Material to process:

>>>

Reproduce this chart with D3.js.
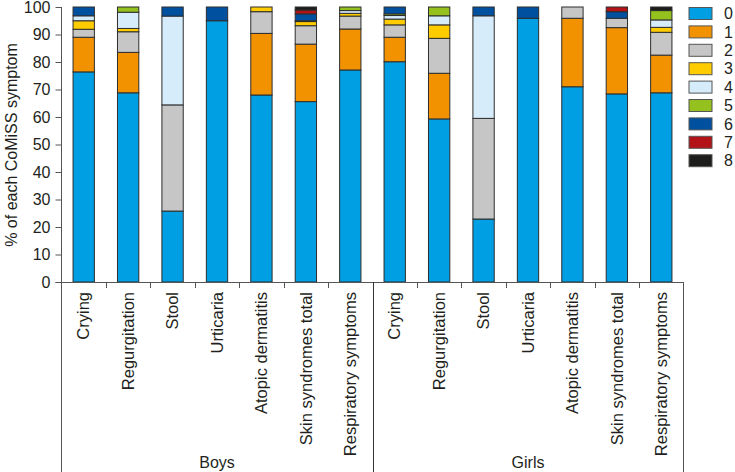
<!DOCTYPE html>
<html>
<head>
<meta charset="utf-8">
<script src="https://cdn.jsdelivr.net/npm/d3@7"></script>
<style>
  body { margin: 0; background: #fff; }
  text { font-family: "Liberation Sans", Arial, sans-serif; fill: #231f20; }
</style>
</head>
<body>
<svg id="chart" width="735" height="472"></svg>
<script>
const groups = ["Boys", "Girls"];
const symptoms = ["Crying", "Regurgitation", "Stool", "Urticaria", "Atopic dermatitis", "Skin syndromes total", "Respiratory symptoms"];
const seriesKeys = ["0", "1", "2", "3", "4", "5", "6", "7", "8"];
const seriesColors = ["#009fe3", "#f39200", "#c6c6c6", "#ffcc00", "#d7ecfa", "#95c11f", "#0050a0", "#b31217", "#1d1d1b"];
const yTicks = [0, 10, 20, 30, 40, 50, 60, 70, 80, 90, 100];

// values per bar: Boys (7 symptoms) then Girls (7 symptoms)
const s0 = [76.4, 68.8, 25.8, 95.0, 68.0, 65.6, 77.1, 80.1, 59.3, 22.9, 95.9, 71.0, 68.4, 68.8];
const s1 = [12.6, 14.7, 0, 0, 22.4, 20.9, 14.9, 8.9, 16.6, 0, 0, 24.9, 24.1, 13.7];
const s2 = [2.9, 7.5, 38.6, 0, 7.9, 6.7, 4.7, 4.5, 12.7, 36.6, 0, 4.1, 3.4, 8.3];
const s3 = [3.1, 1.2, 0, 0, 1.7, 1.5, 1.0, 2.1, 4.9, 0, 0, 0, 0, 1.8];
const s4 = [1.8, 5.9, 32.3, 0, 0, 0.3, 1.0, 1.3, 3.3, 37.3, 0, 0, 0, 2.7];
const s5 = [0, 1.9, 0, 0, 0, 0, 1.3, 0.6, 3.2, 0, 0, 0, 0, 3.4];
const s6 = [3.2, 0, 3.3, 5.0, 0, 2.5, 0, 2.5, 0, 3.2, 4.1, 0, 2.4, 0];
const s7 = [0, 0, 0, 0, 0, 1.4, 0, 0, 0, 0, 0, 0, 1.7, 0];
const s8 = [0, 0, 0, 0, 0, 1.1, 0, 0, 0, 0, 0, 0, 0, 1.3];
const seriesValues = [s0, s1, s2, s3, s4, s5, s6, s7, s8];

// build table
const bars = [];
groups.forEach((g, gi) => symptoms.forEach((s, si) => {
  const i = gi * symptoms.length + si;
  const row = { id: g + "|" + s, group: g, symptom: s };
  seriesKeys.forEach((k, ki) => row[k] = seriesValues[ki][i]);
  bars.push(row);
}));

const svg = d3.select("#chart");
const mLeft = 61.5, mRight = 683.5, mTop = 7, mBottom = 282, chartBottom = 472;

const x = d3.scaleBand().domain(bars.map(d => d.id)).range([mLeft, mRight]).paddingInner(0.52).paddingOuter(0.26);
const y = d3.scaleLinear().domain([0, 100]).range([mBottom, mTop]);
const color = d3.scaleOrdinal().domain(seriesKeys).range(seriesColors);

const stacked = d3.stack().keys(seriesKeys)(bars);

const axisColor = "#555";

// bars
svg.append("g").selectAll("g").data(stacked).join("g")
  .attr("fill", d => color(d.key))
  .selectAll("rect").data(d => d.filter(s => s[1] - s[0] > 0)).join("rect")
  .attr("x", d => x(d.data.id))
  .attr("width", x.bandwidth())
  .attr("y", d => y(d[1]))
  .attr("height", d => y(d[0]) - y(d[1]))
  .attr("stroke", "#2d2d2d")
  .attr("stroke-width", 1);

// y axis
const yAxis = svg.append("g").attr("transform", `translate(${mLeft},0)`)
  .call(d3.axisLeft(y).tickValues(yTicks).tickSize(6).tickPadding(5));
yAxis.select(".domain").remove();
yAxis.selectAll("line").attr("stroke", axisColor);
yAxis.selectAll("text").style("font-size", "16px").style("font-family", "'Liberation Sans', Arial, sans-serif").attr("fill", "#231f20");

// left line extending down
svg.append("line").attr("x1", mLeft).attr("x2", mLeft).attr("y1", mTop).attr("y2", chartBottom).attr("stroke", axisColor);
// baseline
svg.append("line").attr("x1", mLeft - 6).attr("x2", mRight).attr("y1", mBottom + 0.5).attr("y2", mBottom + 0.5).attr("stroke", axisColor);
// right line
svg.append("line").attr("x1", mRight).attr("x2", mRight).attr("y1", mBottom).attr("y2", chartBottom).attr("stroke", axisColor);

// category boundary ticks & group separator
const step = x.step();
const boundaries = d3.range(1, bars.length).map(i => mLeft + i * (mRight - mLeft) / bars.length);
boundaries.forEach((bx, i) => {
  const isGroup = (i + 1) % symptoms.length === 0;
  svg.append("line")
    .attr("x1", Math.round(bx) + 0.5).attr("x2", Math.round(bx) + 0.5)
    .attr("y1", mBottom).attr("y2", isGroup ? chartBottom : mBottom + 6)
    .attr("stroke", isGroup ? "#333" : axisColor);
});

// category labels
svg.append("g").selectAll("text").data(bars).join("text")
  .attr("transform", d => `translate(${x(d.id) + x.bandwidth() / 2},${mBottom + 10}) rotate(-90)`)
  .attr("text-anchor", "end")
  .attr("dy", "0.35em")
  .style("font-size", "16.5px")
  .text(d => d.symptom);

// group labels
groups.forEach((g) => {
  const ids = bars.filter(d => d.group === g).map(d => d.id);
  const x0 = x(ids[0]) - (step - x.bandwidth()) / 2;
  const x1 = x(ids[ids.length - 1]) + x.bandwidth() + (step - x.bandwidth()) / 2;
  svg.append("text").attr("x", (x0 + x1) / 2).attr("y", 468)
    .attr("text-anchor", "middle").style("font-size", "16px").text(g);
});

// y title
svg.append("text")
  .attr("transform", `translate(11,145) rotate(-90)`)
  .attr("text-anchor", "middle").attr("dy", "0.35em")
  .style("font-size", "16px")
  .text("% of each CoMiSS symptom");

// legend
const legend = svg.append("g").selectAll("g").data(seriesKeys).join("g")
  .attr("transform", (d, i) => `translate(689,${13.5 + i * 18.4})`);
legend.append("rect").attr("x", 0).attr("y", -6).attr("width", 23).attr("height", 12)
  .attr("fill", d => color(d)).attr("stroke", "#555").attr("stroke-width", 1);
legend.append("text").attr("x", 35).attr("dy", "0.35em").style("font-size", "16px").text(d => d);
</script>
</body>
</html>
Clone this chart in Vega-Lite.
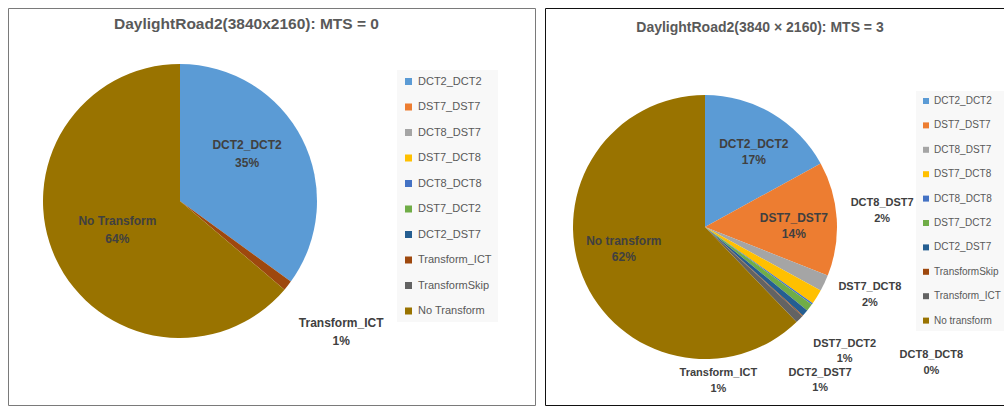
{
  "$schema": "https://vega.github.io/schema/vega-lite/v6.json",
  "padding": {"left": 7, "top": 7, "right": 0, "bottom": 2},
  "background": "#ffffff",
  "spacing": 8,
  "datasets": {
    "left": [
      {"cat": "DCT2_DCT2", "v": 0.35, "i": 1},
      {"cat": "DST7_DST7", "v": 0, "i": 2},
      {"cat": "DCT8_DST7", "v": 0, "i": 3},
      {"cat": "DST7_DCT8", "v": 0, "i": 4},
      {"cat": "DCT8_DCT8", "v": 0, "i": 5},
      {"cat": "DST7_DCT2", "v": 0, "i": 6},
      {"cat": "DCT2_DST7", "v": 0, "i": 7},
      {"cat": "Transform_ICT", "v": 0.012, "i": 8},
      {"cat": "TransformSkip", "v": 0, "i": 9},
      {"cat": "No Transform", "v": 0.638, "i": 10}
    ],
    "right": [
      {"cat": "DCT2_DCT2", "v": 0.17, "i": 1},
      {"cat": "DST7_DST7", "v": 0.14, "i": 2},
      {"cat": "DCT8_DST7", "v": 0.02, "i": 3},
      {"cat": "DST7_DCT8", "v": 0.018, "i": 4},
      {"cat": "DCT8_DCT8", "v": 0.002, "i": 5},
      {"cat": "DST7_DCT2", "v": 0.009, "i": 6},
      {"cat": "DCT2_DST7", "v": 0.008, "i": 7},
      {"cat": "TransformSkip", "v": 0.001, "i": 8},
      {"cat": "Transform_ICT", "v": 0.01, "i": 9},
      {"cat": "No transform", "v": 0.622, "i": 10}
    ]
  },
  "resolve": {"scale": {"color": "independent", "theta": "independent"}, "legend": {"color": "independent"}},
  "hconcat": [
    {
      "data": {"name": "left"},
      "width": 527,
      "height": 397,
      "view": {"stroke": "#7a7a7a", "strokeWidth": 1},
      "title": {"text": "DaylightRoad2(3840x2160): MTS = 0", "font": "Liberation Sans", "fontSize": 15.5, "fontWeight": "bold", "color": "#595959", "anchor": "middle", "dx": -25, "offset": -24.5},
      "transform": [{"calculate": "datum.cat + '\\n' + format(datum.v, '.0%')", "as": "label"}],
      "encoding": {
        "theta": {"field": "v", "type": "quantitative", "stack": true},
        "order": {"field": "i", "type": "quantitative"}
      },
      "layer": [
        {
          "mark": {"type": "arc", "outerRadius": 137, "x": 172, "y": 193},
          "encoding": {
            "color": {
              "field": "cat", "type": "nominal", "sort": null,
              "scale": {"range": ["#5B9BD5", "#ED7D31", "#A5A5A5", "#FFC000", "#4472C4", "#70AD47", "#255E91", "#9E480E", "#636363", "#997300"]},
              "legend": {"orient": "none", "legendX": 389, "legendY": 62, "title": null, "symbolType": "square", "symbolSize": 49, "symbolStrokeWidth": 0, "labelFont": "Liberation Sans", "labelFontSize": 11, "labelColor": "#595959", "labelOffset": 4, "rowPadding": 13.5, "fillColor": "#f8f8f8", "padding": 6}
            }
          }
        },
        {
          "mark": {"type": "text", "clip": true, "x": 172, "y": 193, "radius": 82, "dx": -6, "dy": -19, "font": "Liberation Sans", "fontSize": 12, "fontWeight": "bold", "color": "#404040", "lineBreak": "\n", "lineHeight": 18},
          "encoding": {"detail": {"field": "cat"}, "text": {"condition": {"test": "datum.cat === 'DCT2_DCT2'", "field": "label", "type": "nominal"}, "value": ""}}
        },
        {
          "mark": {"type": "text", "clip": true, "x": 172, "y": 193, "radius": 69, "dy": -9, "font": "Liberation Sans", "fontSize": 12, "fontWeight": "bold", "color": "#404040", "lineBreak": "\n", "lineHeight": 18},
          "encoding": {"detail": {"field": "cat"}, "text": {"condition": {"test": "datum.cat === 'No Transform'", "field": "label", "type": "nominal"}, "value": ""}}
        },
        {
          "mark": {"type": "text", "clip": true, "x": 172, "y": 193, "radius": 205, "dy": -5, "font": "Liberation Sans", "fontSize": 12, "fontWeight": "bold", "color": "#404040", "lineBreak": "\n", "lineHeight": 18},
          "encoding": {"detail": {"field": "cat"}, "text": {"condition": {"test": "datum.cat === 'Transform_ICT'", "field": "label", "type": "nominal"}, "value": ""}}
        }
      ]
    },
    {
      "data": {"name": "right"},
      "width": 462,
      "height": 397,
      "view": {"stroke": "#111111", "strokeWidth": 1},
      "title": {"text": "DaylightRoad2(3840 × 2160): MTS = 3", "font": "Liberation Sans", "fontSize": 14, "fontWeight": "bold", "color": "#595959", "anchor": "middle", "dx": -16, "offset": -27},
      "transform": [{"calculate": "datum.cat + '\\n' + format(datum.v, '.0%')", "as": "label"}],
      "encoding": {
        "theta": {"field": "v", "type": "quantitative", "stack": true},
        "order": {"field": "i", "type": "quantitative"}
      },
      "layer": [
        {
          "mark": {"type": "arc", "outerRadius": 132, "x": 160, "y": 219},
          "encoding": {
            "color": {
              "field": "cat", "type": "nominal", "sort": null,
              "scale": {"range": ["#5B9BD5", "#ED7D31", "#A5A5A5", "#FFC000", "#4472C4", "#70AD47", "#255E91", "#9E480E", "#636363", "#997300"]},
              "legend": {"orient": "none", "legendX": 371, "legendY": 83, "title": null, "symbolType": "square", "symbolSize": 36, "symbolStrokeWidth": 0, "labelFont": "Liberation Sans", "labelFontSize": 10, "labelColor": "#595959", "labelOffset": 3, "rowPadding": 14.4, "fillColor": "#f8f8f8", "padding": 5}
            }
          }
        },
        {
          "mark": {"type": "text", "clip": true, "x": 160, "y": 219, "radius": 90, "dx": 3, "dy": -6, "font": "Liberation Sans", "fontSize": 12, "fontWeight": "bold", "color": "#404040", "lineBreak": "\n", "lineHeight": 16},
          "encoding": {"detail": {"field": "cat"}, "text": {"condition": {"test": "datum.cat === 'DCT2_DCT2'", "field": "label", "type": "nominal"}, "value": ""}}
        },
        {
          "mark": {"type": "text", "clip": true, "x": 160, "y": 219, "radius": 91, "dx": -2, "dy": -3, "font": "Liberation Sans", "fontSize": 12, "fontWeight": "bold", "color": "#404040", "lineBreak": "\n", "lineHeight": 16},
          "encoding": {"detail": {"field": "cat"}, "text": {"condition": {"test": "datum.cat === 'DST7_DST7'", "field": "label", "type": "nominal"}, "value": ""}}
        },
        {
          "mark": {"type": "text", "clip": true, "x": 160, "y": 219, "radius": 80, "dx": -7, "dy": -16, "font": "Liberation Sans", "fontSize": 12, "fontWeight": "bold", "color": "#404040", "lineBreak": "\n", "lineHeight": 16},
          "encoding": {"detail": {"field": "cat"}, "text": {"condition": {"test": "datum.cat === 'No transform'", "field": "label", "type": "nominal"}, "value": ""}}
        },
        {
          "mark": {"type": "text", "clip": true, "x": 160, "y": 219, "radius": 156, "dx": 36, "dy": -90, "font": "Liberation Sans", "fontSize": 11, "fontWeight": "bold", "color": "#404040", "lineBreak": "\n", "lineHeight": 16},
          "encoding": {"detail": {"field": "cat"}, "text": {"condition": {"test": "datum.cat === 'DCT8_DST7'", "field": "label", "type": "nominal"}, "value": ""}}
        },
        {
          "mark": {"type": "text", "clip": true, "x": 160, "y": 219, "radius": 178, "dx": 14, "dy": -34, "font": "Liberation Sans", "fontSize": 11, "fontWeight": "bold", "color": "#404040", "lineBreak": "\n", "lineHeight": 16},
          "encoding": {"detail": {"field": "cat"}, "text": {"condition": {"test": "datum.cat === 'DST7_DCT8'", "field": "label", "type": "nominal"}, "value": ""}}
        },
        {
          "mark": {"type": "text", "clip": true, "x": 160, "y": 219, "radius": 265, "dx": 11, "dy": -26, "font": "Liberation Sans", "fontSize": 11, "fontWeight": "bold", "color": "#404040", "lineBreak": "\n", "lineHeight": 16},
          "encoding": {"detail": {"field": "cat"}, "text": {"condition": {"test": "datum.cat === 'DCT8_DCT8'", "field": "label", "type": "nominal"}, "value": ""}}
        },
        {
          "mark": {"type": "text", "clip": true, "x": 160, "y": 219, "radius": 189, "dx": -10, "dy": 2, "font": "Liberation Sans", "fontSize": 11, "fontWeight": "bold", "color": "#404040", "lineBreak": "\n", "lineHeight": 15},
          "encoding": {"detail": {"field": "cat"}, "text": {"condition": {"test": "datum.cat === 'DST7_DCT2'", "field": "label", "type": "nominal"}, "value": ""}}
        },
        {
          "mark": {"type": "text", "clip": true, "x": 160, "y": 219, "radius": 190, "dx": -29, "dy": 22, "font": "Liberation Sans", "fontSize": 11, "fontWeight": "bold", "color": "#404040", "lineBreak": "\n", "lineHeight": 15},
          "encoding": {"detail": {"field": "cat"}, "text": {"condition": {"test": "datum.cat === 'DCT2_DST7'", "field": "label", "type": "nominal"}, "value": ""}}
        },
        {
          "mark": {"type": "text", "clip": true, "x": 160, "y": 219, "radius": 150, "dx": -94, "dy": 41, "font": "Liberation Sans", "fontSize": 11, "fontWeight": "bold", "color": "#404040", "lineBreak": "\n", "lineHeight": 16},
          "encoding": {"detail": {"field": "cat"}, "text": {"condition": {"test": "datum.cat === 'Transform_ICT'", "field": "label", "type": "nominal"}, "value": ""}}
        }
      ]
    }
  ]
}
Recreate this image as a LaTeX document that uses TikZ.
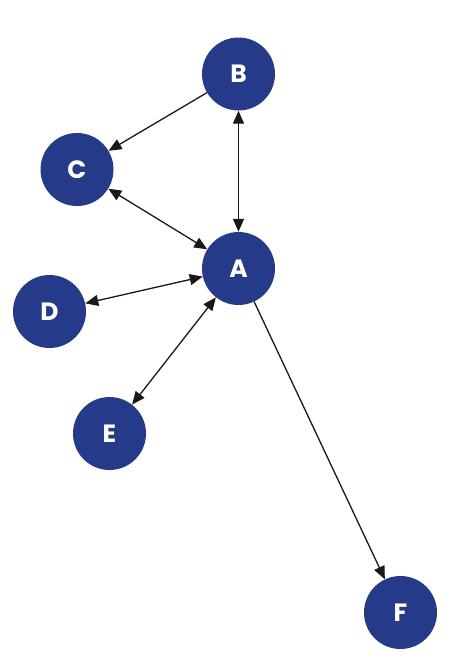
\documentclass[tikz,border=0pt]{standalone}
\usepackage{fontspec}
\setmainfont{Poppins}
\usetikzlibrary{arrows.meta}
\definecolor{nodeblue}{RGB}{38,58,138}
\definecolor{edgecol}{RGB}{25,25,25}
\begin{document}
\begin{tikzpicture}[x=1pt,y=-1pt,
  vert/.style={circle,fill=nodeblue,draw=none,minimum size=73pt,inner sep=0pt,
    text=white,font=\fontsize{25}{25}\selectfont\bfseries},
  link/.style={draw=edgecol,line width=1.3pt,
    arrows={-Triangle[length=13pt,width=11pt]}},
  blink/.style={draw=edgecol,line width=1.3pt,
    arrows={Triangle[length=13pt,width=11pt]-Triangle[length=13pt,width=11pt]}}]
\useasboundingbox (0,0) rectangle (456,664);
\node[vert] (B) at (238.5,74) {B};
\node[vert] (C) at (77,169.5) {C};
\node[vert] (A) at (238.5,268.5) {A};
\node[vert] (D) at (49.5,311.5) {D};
\node[vert] (E) at (109.5,433.5) {E};
\node[vert] (F) at (400.5,612.5) {F};
\draw[link] (B) -- (C);
\draw[blink] (B) -- (A);
\draw[blink] (C) -- (A);
\draw[blink] (D) -- (A);
\draw[blink] (E) -- (A);
\draw[link] (A) -- (F);
\end{tikzpicture}
\end{document}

<<<

Objective: Would you reproduce the lines above, from the very first through the line containing "s6, s7, s8];", exactly and without the pictures?

Correct response:
Reproduce this chart with D3.js.
<!DOCTYPE html>
<html>
<head>
<meta charset="utf-8">
<script src="https://cdn.jsdelivr.net/npm/d3@7"></script>
<style>
  body { margin: 0; background: #fff; }
  text { font-family: "Liberation Sans", Arial, sans-serif; fill: #231f20; }
</style>
</head>
<body>
<svg id="chart" width="735" height="472"></svg>
<script>
const groups = ["Boys", "Girls"];
const symptoms = ["Crying", "Regurgitation", "Stool", "Urticaria", "Atopic dermatitis", "Skin syndromes total", "Respiratory symptoms"];
const seriesKeys = ["0", "1", "2", "3", "4", "5", "6", "7", "8"];
const seriesColors = ["#009fe3", "#f39200", "#c6c6c6", "#ffcc00", "#d7ecfa", "#95c11f", "#0050a0", "#b31217", "#1d1d1b"];
const yTicks = [0, 10, 20, 30, 40, 50, 60, 70, 80, 90, 100];

// values per bar: Boys (7 symptoms) then Girls (7 symptoms)
const s0 = [76.4, 68.8, 25.8, 95.0, 68.0, 65.6, 77.1, 80.1, 59.3, 22.9, 95.9, 71.0, 68.4, 68.8];
const s1 = [12.6, 14.7, 0, 0, 22.4, 20.9, 14.9, 8.9, 16.6, 0, 0, 24.9, 24.1, 13.7];
const s2 = [2.9, 7.5, 38.6, 0, 7.9, 6.7, 4.7, 4.5, 12.7, 36.6, 0, 4.1, 3.4, 8.3];
const s3 = [3.1, 1.2, 0, 0, 1.7, 1.5, 1.0, 2.1, 4.9, 0, 0, 0, 0, 1.8];
const s4 = [1.8, 5.9, 32.3, 0, 0, 0.3, 1.0, 1.3, 3.3, 37.3, 0, 0, 0, 2.7];
const s5 = [0, 1.9, 0, 0, 0, 0, 1.3, 0.6, 3.2, 0, 0, 0, 0, 3.4];
const s6 = [3.2, 0, 3.3, 5.0, 0, 2.5, 0, 2.5, 0, 3.2, 4.1, 0, 2.4, 0];
const s7 = [0, 0, 0, 0, 0, 1.4, 0, 0, 0, 0, 0, 0, 1.7, 0];
const s8 = [0, 0, 0, 0, 0, 1.1, 0, 0, 0, 0, 0, 0, 0, 1.3];
const seriesValues = [s0, s1, s2, s3, s4, s5, s6, s7, s8];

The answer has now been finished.